Something I have avoided for the past few years hoping that eventually we would be able to photograph our completed family but that hasn't happened. I feel like we have been on hold waiting for this thing to happen. I was looking at a friends summer pictures thinking why can't we have that and I hate feeling this way, I hate the wanting, the incompleteness of it all. I know that we are meant to have one more child, it's just so frustrating. I should be content with what I have; we have a beautiful Son and I have a loving husband but still that person is missing. My Son says to me about yesterday that if he had a baby sister he wouldn't have to be grumpy. I hate that we all feel this way if my body had of continued to cooperate we would have been pregnant by now but once again it has let me down. So now I think I would just like to take it out of the equation in comes adoption. I really hope that things will move fairly quickly for us I pray with all my heart that the process will happen quickly for us. Those are just my thoughts today and I will carry as I always do with that fake smile on my face that says it's all ok when really it isn't.

Sunday, August 21, 2011

I can't believe I am back!

I really thought we had moved on and wouldn't be back here again but I am. I am really unhappy that I am here again and that I have let this creep back into my life in such a big way. It really boils down to the fact that we are not done and we strongly believe that their is room for one more in our family plus our Son wants nothing more than to have a little sister. We hoped to do another DIUI (donor insemination) in June but that was not in the cards then we tried again in July but again it was not in the cards this time my body decided against cooperating. This has left us very disappointed and ready to move on. We have now officially started the process of adopting domestically through the government, we have our fist meeting with our Social Worker on September 23rd. We are excited to be working towards bringing our child home but at the same time I am feeling bitter. I am finding it hard again to be in the company of other Mom's with more than one child especially those who it came to so easily. I am also finding my self look at other people and compare their lives to mine and ask myself why is that I work so hard to be healthy enough to conceive and they well just don't seem to be. It's frustrating and it hurts. I know this is a path we must continue on until we meet that little person who is meant to join us but sometimes it is so hard to remain positive.

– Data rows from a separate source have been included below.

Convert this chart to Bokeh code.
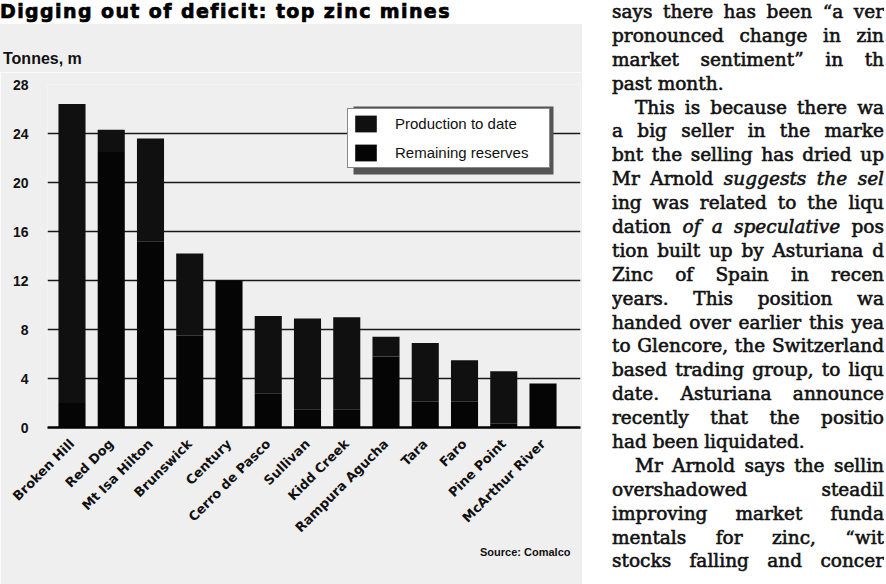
import math
from bokeh.plotting import figure
from bokeh.models import (Range1d, FixedTicker, Legend, LegendItem, BoxAnnotation,
                          ColumnDataSource, Div, Title)
from bokeh.layouts import row, column
from bokeh.embed import file_html
from bokeh.resources import INLINE

# ---------------- data ----------------
title_text = "Digging out of deficit: top zinc mines"
unit_label = "Tonnes, m"
source_text = "Source: Comalco"
mines = ["Broken Hill", "Red Dog", "Mt Isa Hilton", "Brunswick", "Century",
         "Cerro de Pasco", "Sullivan", "Kidd Creek", "Rampura Agucha", "Tara",
         "Faro", "Pine Point", "McArthur River"]
reserves = [2.0, 22.5, 15.2, 7.5, 12.0, 2.8, 1.5, 1.5, 5.8, 2.1, 2.1, 0.3, 3.6]
production = [24.4, 1.8, 8.4, 6.7, 0.0, 6.3, 7.4, 7.5, 1.6, 4.8, 3.4, 4.3, 0.0]
y_ticks = [0, 4, 8, 12, 16, 20, 24, 28]
series_names = ["Production to date", "Remaining reserves"]

article_lines = [
    "says there has been \u201ca ver",
    "pronounced change in zin",
    "market sentiment\u201d in th",
    "past month.",
    "This is because there wa",
    "a big seller in the marke",
    "bnt the selling has dried up",
    "Mr Arnold <i>suggests the sel</i>",
    "ing was related to the liqu",
    "dation <i>of a speculative</i> pos",
    "tion built up by Asturiana d",
    "Zinc of Spain in recen",
    "years. This position wa",
    "handed over earlier this yea",
    "to Glencore, the Switzerland",
    "based trading group, to liqu",
    "date. Asturiana announce",
    "recently that the positio",
    "had been liquidated.",
    "Mr Arnold says the sellin",
    "overshadowed steadil",
    "improving market funda",
    "mentals for zinc, \u201cwit",
    "stocks falling and concer",
]
para_start = [4, 19]
para_end = [3, 18]

# ---------------- sizes ----------------
W_CHART = 582
H_TOTAL = 584
H_HEAD = 72
TINT = "#efefef"
FL, FR = 47, 580          # frame left / right (px)
FT, FB = 84, 427          # frame top / bottom (px, page coords)
n = len(mines)
x_start, x_end = -0.624, (n - 1) + 0.955

# ---------------- header (title + unit) ----------------
head_html = (
    f'<div style="position:relative;width:{W_CHART}px;height:{H_HEAD}px;'
    f'background:linear-gradient(#ffffff 0px, #ffffff 24px, {TINT} 24px, {TINT} 100%);">'
    f'<div style="position:absolute;left:0px;top:0px;white-space:nowrap;'
    f'font-family:\'DejaVu Sans\';font-weight:bold;font-size:19px;line-height:23px;'
    f'letter-spacing:1.4px;color:#000;-webkit-text-stroke:0.7px #000;">{title_text}</div>'
    f'<div style="position:absolute;left:3px;top:50px;white-space:nowrap;'
    f'font-family:\'Liberation Sans\';font-weight:bold;font-size:16px;line-height:18px;'
    f'color:#111;">{unit_label}</div>'
    f'</div>'
)
header = Div(text=head_html, width=W_CHART, height=H_HEAD, margin=0)

# ---------------- chart ----------------
H_CHART = H_TOTAL - H_HEAD
p = figure(width=W_CHART, height=H_CHART, x_range=Range1d(x_start, x_end), y_range=Range1d(0, 28),
           output_backend="svg", toolbar_location=None,
           min_border_left=FL, min_border_right=W_CHART - FR,
           min_border_top=FT - H_HEAD, min_border_bottom=H_TOTAL - FB, margin=0)
p.background_fill_color = TINT
p.border_fill_color = TINT
p.outline_line_color = None

src = ColumnDataSource(dict(x=list(range(n)), mine=mines, reserves=reserves, production=production))
rs = p.vbar_stack(["reserves", "production"], x="x", width=0.69, source=src,
                  color=["#050505", "#101010"], line_color=None)

p.xaxis.ticker = FixedTicker(ticks=list(range(n)))
p.xaxis.major_label_overrides = {i: m for i, m in enumerate(mines)}
p.xaxis.major_label_orientation = math.pi / 4
p.xaxis.major_label_text_font = "DejaVu Sans"
p.xaxis.major_label_text_font_style = "bold"
p.xaxis.major_label_text_font_size = "13px"
p.xaxis.major_label_text_color = "#111111"
p.xaxis.major_label_standoff = 8
p.xaxis.major_tick_line_color = None
p.xaxis.minor_tick_line_color = None
p.xaxis.axis_line_color = "#000000"
p.xaxis.axis_line_width = 2.5

p.yaxis.ticker = FixedTicker(ticks=y_ticks)
p.yaxis.major_label_text_font = "Liberation Sans"
p.yaxis.major_label_text_font_style = "bold"
p.yaxis.major_label_text_font_size = "14px"
p.yaxis.major_label_text_color = "#111111"
p.yaxis.major_label_standoff = 13
p.yaxis.major_tick_line_color = None
p.yaxis.minor_tick_line_color = None
p.yaxis.axis_line_color = None

p.xgrid.visible = False
p.ygrid.ticker = FixedTicker(ticks=y_ticks)
p.ygrid.grid_line_color = "#1a1a1a"
p.ygrid.grid_line_width = 1.6

def dx(px):
    return x_start + (px - FL) * (x_end - x_start) / (FR - FL)

def dy(py):
    return (FB - py) * 28 / (FB - FT)

shadow = BoxAnnotation(left=dx(353), right=dx(553), top=dy(106), bottom=dy(174),
                       fill_color="#555555", fill_alpha=1.0, line_color=None)
p.add_layout(shadow)
legend = Legend(items=[LegendItem(label=series_names[0], renderers=[rs[1]]),
                       LegendItem(label=series_names[1], renderers=[rs[0]])],
                location=(300, 259), orientation="vertical",
                glyph_width=27, glyph_height=21, spacing=8, padding=4, margin=0,
                label_standoff=16, label_width=150,
                label_text_font="Liberation Sans", label_text_font_size="15px",
                label_text_color="#111111",
                border_line_color="#111111", border_line_width=1,
                background_fill_color="#ffffff", background_fill_alpha=1.0)
p.add_layout(legend)

p.add_layout(Title(text=source_text, align="right", offset=10, standoff=0,
                   text_font="Liberation Sans", text_font_style="bold",
                   text_font_size="11px", text_color="#111111"), "below")

left_col = column(header, p, spacing=0, margin=0)

# ---------------- article column ----------------
AW = 886 - W_CHART
LINE_H = 23.9
rows_html = []
for i, t in enumerate(article_lines):
    align = "left" if i in para_end else "justify"
    indent = "23px" if i in para_start else "0px"
    rows_html.append(
        f'<div style="height:{LINE_H}px;line-height:{LINE_H}px;overflow:hidden;'
        f'text-align:{align};text-align-last:{align};text-indent:{indent};">{t}</div>'
    )
art_html = (
    f'<div style="width:272px;margin-left:30px;padding-top:0px;'
    f'font-family:\'DejaVu Serif\';font-size:18.5px;color:#111;'
    f'-webkit-text-stroke:0.6px #111;">' + "".join(rows_html) + '</div>'
)
article = Div(text=art_html, width=AW, height=H_TOTAL, margin=0,
              styles={"background-color": "#ffffff", "overflow": "hidden"})

layout = row(left_col, article, spacing=0, margin=0)
open("out.html", "w").write(file_html(layout, INLINE))
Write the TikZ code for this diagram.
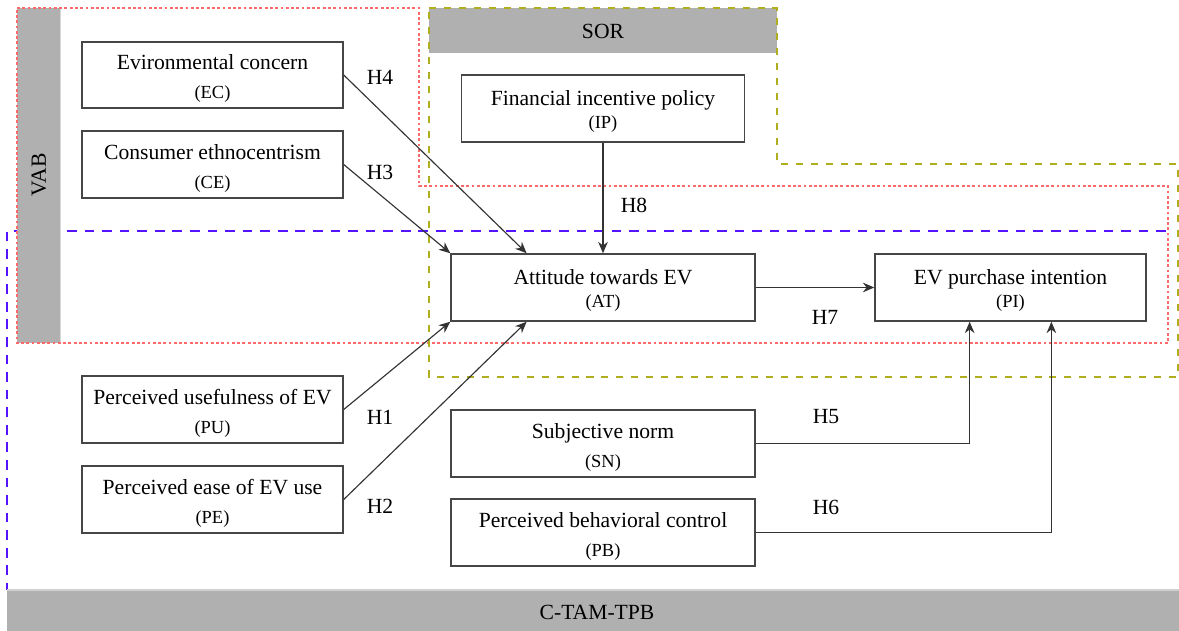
\documentclass[tikz,border=0pt]{standalone}
\usepackage{fontspec}
\setmainfont{Liberation Serif}
\usetikzlibrary{arrows.meta,calc}
\definecolor{redb}{RGB}{255,105,105}
\definecolor{oliveb}{RGB}{175,175,30}
\definecolor{blueb}{RGB}{85,20,255}
\definecolor{barg}{RGB}{176,176,176}
\definecolor{edgeg}{RGB}{70,70,70}
\newcommand\smtxt{\fontsize{10.5}{12}\selectfont}
\newcommand\tallstrut{\rule{0pt}{13pt}}
\newcommand\midstrut{\rule{0pt}{11.5pt}}
\begin{document}
\begin{tikzpicture}[x=0.02cm,y=-0.02cm,
  box/.style={draw=edgeg,line width=0.85pt,fill=white,rectangle,align=center,inner sep=0pt,
    font=\fontsize{12.3}{15.5}\selectfont},
  lab/.style={font=\fontsize{12.3}{14}\selectfont,inner sep=0pt},
  arr/.style={draw=black!80,line width=0.65pt,-{Stealth[length=6.5pt,width=5.5pt]}},
  redline/.style={draw=redb,line width=0.6pt,dash pattern=on 1.6pt off 1.4pt},
  oliveline/.style={draw=oliveb,line width=0.75pt,dash pattern=on 4pt off 4.5pt},
  blueline/.style={draw=blueb,line width=0.7pt,dash pattern=on 5.5pt off 4.5pt}]
\useasboundingbox (0,0) rectangle (1179,631);
% blue region (under bars)
\draw[blueline] (1166,231) -- (7,231) -- (7,590);
% bars
\fill[barg] (17.3,8.3) rectangle (60,342.7);
\draw[draw=barg!50!white,line width=0.5pt] (60.3,8.3) -- (60.3,342.7);
\node[lab,rotate=90] (vab) at (39,175) {VAB};
\fill[barg] (429.4,8.4) rectangle (776.6,53);
\node[lab] (sor) at (603,31) {SOR};
\fill[barg] (7,590) rectangle (1179,631);
\draw[draw=barg!60!white,line width=0.6pt] (7,590) -- (1179,590);
\node[lab] (ctam) at (597,612) {C-TAM-TPB};
% red and olive regions (over bars)
\draw[redline] (17,8) -- (419,8) -- (419,186) -- (1168,186) -- (1168,343) -- (17,343) -- cycle;
\draw[oliveline] (429,8) -- (777,8) -- (777,164) -- (1178,164) -- (1178,377) -- (429,377) -- cycle;
% nodes
\node[box,minimum width=5.22cm,minimum height=1.32cm] (EC) at (212.5,75) {\tallstrut Evironmental concern\\[1pt]{\smtxt (EC)}};
\node[box,minimum width=5.22cm,minimum height=1.34cm] (CE) at (212.5,164.5) {\tallstrut Consumer ethnocentrism\\[1pt]{\smtxt (CE)}};
\node[box,minimum width=5.66cm,minimum height=1.34cm] (IP) at (603,108.5) {\midstrut Financial incentive policy\\[-2.5pt]{\smtxt (IP)}};
\node[box,minimum width=6.08cm,minimum height=1.34cm] (AT) at (603,287.5) {\midstrut Attitude towards EV\\[-2.5pt]{\smtxt (AT)}};
\node[box,minimum width=5.42cm,minimum height=1.34cm] (PI) at (1010.5,287.5) {\midstrut EV purchase intention\\[-2.5pt]{\smtxt (PI)}};
\node[box,minimum width=5.22cm,minimum height=1.34cm] (PU) at (212.5,409.5) {\tallstrut Perceived usefulness of EV\\[1pt]{\smtxt (PU)}};
\node[box,minimum width=5.22cm,minimum height=1.34cm] (PE) at (212.5,499.5) {\tallstrut Perceived ease of EV use\\[1pt]{\smtxt (PE)}};
\node[box,minimum width=6.08cm,minimum height=1.34cm] (SN) at (603,443.5) {\tallstrut Subjective norm\\[1pt]{\smtxt (SN)}};
\node[box,minimum width=6.08cm,minimum height=1.34cm] (PB) at (603,532.5) {\tallstrut Perceived behavioral control\\[1pt]{\smtxt (PB)}};
% anchor points
\coordinate (ATt) at ($(AT.north west)!0.25!(AT.north east)$);
\coordinate (ATb) at ($(AT.south west)!0.25!(AT.south east)$);
\coordinate (PIa) at ($(PI.south west)!0.35!(PI.south east)$);
\coordinate (PIb) at ($(PI.south west)!0.65!(PI.south east)$);
% connectors
\draw[arr] (EC.east) -- (ATt);
\draw[arr] (CE.east) -- (AT.north west);
\draw[arr] (IP.south) -- (AT.north);
\draw[arr] (PU.east) -- (AT.south west);
\draw[arr] (PE.east) -- (ATb);
\draw[arr] (AT.east) -- (PI.west);
\draw[arr] (SN.east) -| (PIa);
\draw[arr] (PB.east) -| (PIb);
% labels
\node[lab] (h4) at (380,77) {H4};
\node[lab] (h3) at (380,172) {H3};
\node[lab] (h8) at (634,205) {H8};
\node[lab] (h7) at (825,317) {H7};
\node[lab] (h1) at (380,417) {H1};
\node[lab] (h2) at (380,506) {H2};
\node[lab] (h5) at (826,417) {H5};
\node[lab] (h6) at (826,507) {H6};
\end{tikzpicture}
\end{document}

Wednesday, January 19, 2011

So Long!

This past weekend I had an opportunity to have coffee two ladies who have been by my side through all this via a web community that we belong to ivf.ca it was wonderful to sit with them and chat in person but I also realized something about my self in the process. I realized that I have moved on from there from the position of TTC and I have accepted my life and my little family of three. Although we still very much hope to adopt a child someday if it doesn't come to pass I am ok with that and at peace with where I am. So I think it is safe to say that life after fertility treatments has moved on and it is wonderful and fuller than I ever could have imagined! I will give you the link to my new blog I have started and I invite you all to follow me there and see how are lives progress and unfold. Eco Family Life

Saturday, January 1, 2011

Taking the steps.

Well the New Year is upon us and with it bringing us much hope and excitement for all things that are in store for us this year. Last year was tough it brought us to our knees literally but God provided the people to pick us up and remind us that he is there and that we can carry on and get through any situation. I feel so much stronger for having been through all of that, I feel ready for what is next and the road that lies ahead of us. I am not scared to move on anymore I am excited and ready. I feel loved and supported beyond belief. I have the most amazing Son and am blessed with a wonderful, loving husband. This year will bring some big changes to our family and we excited to experience them.

I really wouldn't have believed a few months ago that I could be here today but I am and so very thankful to be. I pray everyday that we are one step closer to finding our child and to protect that child for us until we are ready to meet. Until then I focus on getting our lives and hearts ready for that beautiful little one to join us at last. Please know I realize that this is going to be a tough road and maybe a long road but I am ready and I am not afraid to wait anymore I believe that it is all happening as it should and you will be here with us soon.